The Progressives formed a coalition government with the Socialist Party of Serbia (Socijalistička partija Srbije, SPS) at the republic level after the 2012 election, and a number of its parliamentarians resigned to take ministerial positions. Markov was awarded a mandate on 30 June 2012 as the replacement for another party member. He served in parliament for the next year as a supporter of the administration.

Shifting political affiliations in Kikinda brought the Progressives to power in September 2013, and Markov was chosen as the municipality's mayor. He resigned his seat in the national assembly on 1 October as he was unable to hold a dual mandate. In early 2016, he oversaw Kikinda's transition from a municipality to a city.

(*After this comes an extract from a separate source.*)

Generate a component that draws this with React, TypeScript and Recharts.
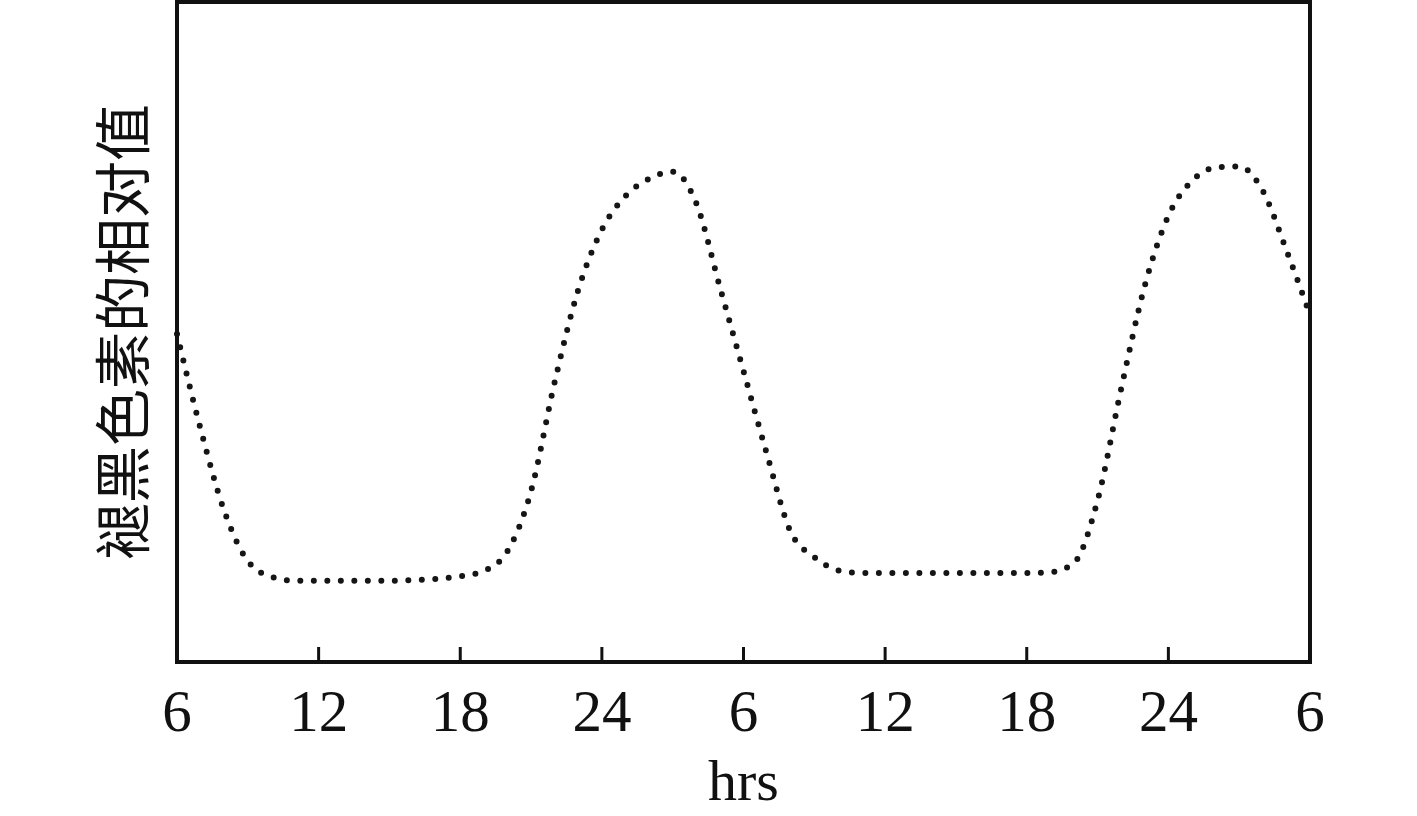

Markov led the Progressives to a majority victory in Kikinda in the 2016 local elections and was confirmed for another term as mayor afterwards. In 2018, he accepted on behalf of the city the European Union's flag of honour from a representative of the Parliamentary Assembly of the Council of Europe (PACE). During this term.

He once again led the SNS list for Kikinda in the 2020 local elections and was re-elected when the list won a majority victory with twenty-eight out of thirty-nine mandates. He stood down as mayor following the election and continues to serve as a member of the city assembly.